- _PROVIDED MATERIAL_:
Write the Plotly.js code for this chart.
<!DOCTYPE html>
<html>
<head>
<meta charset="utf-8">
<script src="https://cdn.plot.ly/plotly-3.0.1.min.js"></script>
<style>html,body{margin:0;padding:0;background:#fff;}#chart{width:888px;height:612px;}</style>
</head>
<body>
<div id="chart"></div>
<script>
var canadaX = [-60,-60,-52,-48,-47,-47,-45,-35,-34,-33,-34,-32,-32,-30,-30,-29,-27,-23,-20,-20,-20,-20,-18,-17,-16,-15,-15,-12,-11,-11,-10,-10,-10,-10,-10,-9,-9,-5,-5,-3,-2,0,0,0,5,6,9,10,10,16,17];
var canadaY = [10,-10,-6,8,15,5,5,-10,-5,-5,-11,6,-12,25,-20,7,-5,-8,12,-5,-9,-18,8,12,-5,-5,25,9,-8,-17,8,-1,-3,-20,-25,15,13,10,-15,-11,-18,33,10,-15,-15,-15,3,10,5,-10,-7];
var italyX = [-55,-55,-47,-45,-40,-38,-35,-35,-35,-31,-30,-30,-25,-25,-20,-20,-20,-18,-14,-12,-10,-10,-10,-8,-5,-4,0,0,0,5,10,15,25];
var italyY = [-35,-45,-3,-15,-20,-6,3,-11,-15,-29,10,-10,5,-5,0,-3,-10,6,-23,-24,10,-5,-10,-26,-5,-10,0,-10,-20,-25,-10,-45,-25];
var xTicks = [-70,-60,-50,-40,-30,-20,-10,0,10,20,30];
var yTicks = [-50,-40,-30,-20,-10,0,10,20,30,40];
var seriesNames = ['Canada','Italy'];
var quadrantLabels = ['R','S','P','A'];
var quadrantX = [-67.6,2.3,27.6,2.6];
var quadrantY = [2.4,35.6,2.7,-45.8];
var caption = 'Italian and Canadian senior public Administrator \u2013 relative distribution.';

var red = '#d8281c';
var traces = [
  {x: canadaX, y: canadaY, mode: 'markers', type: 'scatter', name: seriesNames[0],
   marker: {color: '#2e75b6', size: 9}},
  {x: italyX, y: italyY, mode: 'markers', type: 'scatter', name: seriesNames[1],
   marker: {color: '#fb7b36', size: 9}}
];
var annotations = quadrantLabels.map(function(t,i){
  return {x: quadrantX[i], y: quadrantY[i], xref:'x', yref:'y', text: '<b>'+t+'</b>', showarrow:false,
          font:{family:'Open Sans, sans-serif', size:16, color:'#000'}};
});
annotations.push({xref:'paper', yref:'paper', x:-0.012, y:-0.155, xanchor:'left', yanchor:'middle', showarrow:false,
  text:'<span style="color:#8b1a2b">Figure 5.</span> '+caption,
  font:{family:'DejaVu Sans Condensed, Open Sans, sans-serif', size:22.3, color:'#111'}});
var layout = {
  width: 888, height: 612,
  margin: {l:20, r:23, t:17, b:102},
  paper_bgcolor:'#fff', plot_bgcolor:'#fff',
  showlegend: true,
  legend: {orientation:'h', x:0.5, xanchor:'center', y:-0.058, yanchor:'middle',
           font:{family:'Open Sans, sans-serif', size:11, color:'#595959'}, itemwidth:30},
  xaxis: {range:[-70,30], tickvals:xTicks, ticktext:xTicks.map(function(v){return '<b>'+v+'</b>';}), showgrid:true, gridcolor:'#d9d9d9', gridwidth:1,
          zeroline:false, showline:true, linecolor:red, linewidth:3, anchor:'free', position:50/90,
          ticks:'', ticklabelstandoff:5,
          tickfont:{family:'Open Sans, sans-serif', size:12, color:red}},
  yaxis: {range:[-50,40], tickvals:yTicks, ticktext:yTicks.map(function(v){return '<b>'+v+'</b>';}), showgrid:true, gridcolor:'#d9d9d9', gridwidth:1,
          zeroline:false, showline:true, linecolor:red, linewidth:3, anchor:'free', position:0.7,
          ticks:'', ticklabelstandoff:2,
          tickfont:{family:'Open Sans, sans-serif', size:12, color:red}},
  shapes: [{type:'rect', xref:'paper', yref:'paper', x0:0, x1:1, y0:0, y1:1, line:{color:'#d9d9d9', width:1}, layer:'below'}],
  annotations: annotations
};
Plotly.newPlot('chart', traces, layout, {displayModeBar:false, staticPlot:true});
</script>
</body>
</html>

- _EXERCISE REQUIREMENTS_: Restate every line of the data word for word.

- _ANSWER FOR THIS EXERCISE_:
Write the Plotly.js code for this chart.
<!DOCTYPE html>
<html>
<head>
<meta charset="utf-8">
<script src="https://cdn.plot.ly/plotly-3.0.1.min.js"></script>
<style>html,body{margin:0;padding:0;background:#fff;}#chart{width:888px;height:612px;}</style>
</head>
<body>
<div id="chart"></div>
<script>
var canadaX = [-60,-60,-52,-48,-47,-47,-45,-35,-34,-33,-34,-32,-32,-30,-30,-29,-27,-23,-20,-20,-20,-20,-18,-17,-16,-15,-15,-12,-11,-11,-10,-10,-10,-10,-10,-9,-9,-5,-5,-3,-2,0,0,0,5,6,9,10,10,16,17];
var canadaY = [10,-10,-6,8,15,5,5,-10,-5,-5,-11,6,-12,25,-20,7,-5,-8,12,-5,-9,-18,8,12,-5,-5,25,9,-8,-17,8,-1,-3,-20,-25,15,13,10,-15,-11,-18,33,10,-15,-15,-15,3,10,5,-10,-7];
var italyX = [-55,-55,-47,-45,-40,-38,-35,-35,-35,-31,-30,-30,-25,-25,-20,-20,-20,-18,-14,-12,-10,-10,-10,-8,-5,-4,0,0,0,5,10,15,25];
var italyY = [-35,-45,-3,-15,-20,-6,3,-11,-15,-29,10,-10,5,-5,0,-3,-10,6,-23,-24,10,-5,-10,-26,-5,-10,0,-10,-20,-25,-10,-45,-25];
var xTicks = [-70,-60,-50,-40,-30,-20,-10,0,10,20,30];
var yTicks = [-50,-40,-30,-20,-10,0,10,20,30,40];
var seriesNames = ['Canada','Italy'];
var quadrantLabels = ['R','S','P','A'];
var quadrantX = [-67.6,2.3,27.6,2.6];
var quadrantY = [2.4,35.6,2.7,-45.8];
var caption = 'Italian and Canadian senior public Administrator \u2013 relative distribution.';

var red = '#d8281c';
var traces = [
  {x: canadaX, y: canadaY, mode: 'markers', type: 'scatter', name: seriesNames[0],
   marker: {color: '#2e75b6', size: 9}},
  {x: italyX, y: italyY, mode: 'markers', type: 'scatter', name: seriesNames[1],
   marker: {color: '#fb7b36', size: 9}}
];
var annotations = quadrantLabels.map(function(t,i){
  return {x: quadrantX[i], y: quadrantY[i], xref:'x', yref:'y', text: '<b>'+t+'</b>', showarrow:false,
          font:{family:'Open Sans, sans-serif', size:16, color:'#000'}};
});
annotations.push({xref:'paper', yref:'paper', x:-0.012, y:-0.155, xanchor:'left', yanchor:'middle', showarrow:false,
  text:'<span style="color:#8b1a2b">Figure 5.</span> '+caption,
  font:{family:'DejaVu Sans Condensed, Open Sans, sans-serif', size:22.3, color:'#111'}});
var layout = {
  width: 888, height: 612,
  margin: {l:20, r:23, t:17, b:102},
  paper_bgcolor:'#fff', plot_bgcolor:'#fff',
  showlegend: true,
  legend: {orientation:'h', x:0.5, xanchor:'center', y:-0.058, yanchor:'middle',
           font:{family:'Open Sans, sans-serif', size:11, color:'#595959'}, itemwidth:30},
  xaxis: {range:[-70,30], tickvals:xTicks, ticktext:xTicks.map(function(v){return '<b>'+v+'</b>';}), showgrid:true, gridcolor:'#d9d9d9', gridwidth:1,
          zeroline:false, showline:true, linecolor:red, linewidth:3, anchor:'free', position:50/90,
          ticks:'', ticklabelstandoff:5,
          tickfont:{family:'Open Sans, sans-serif', size:12, color:red}},
  yaxis: {range:[-50,40], tickvals:yTicks, ticktext:yTicks.map(function(v){return '<b>'+v+'</b>';}), showgrid:true, gridcolor:'#d9d9d9', gridwidth:1,
          zeroline:false, showline:true, linecolor:red, linewidth:3, anchor:'free', position:0.7,
          ticks:'', ticklabelstandoff:2,
          tickfont:{family:'Open Sans, sans-serif', size:12, color:red}},
  shapes: [{type:'rect', xref:'paper', yref:'paper', x0:0, x1:1, y0:0, y1:1, line:{color:'#d9d9d9', width:1}, layer:'below'}],
  annotations: annotations
};
Plotly.newPlot('chart', traces, layout, {displayModeBar:false, staticPlot:true});
</script>
</body>
</html>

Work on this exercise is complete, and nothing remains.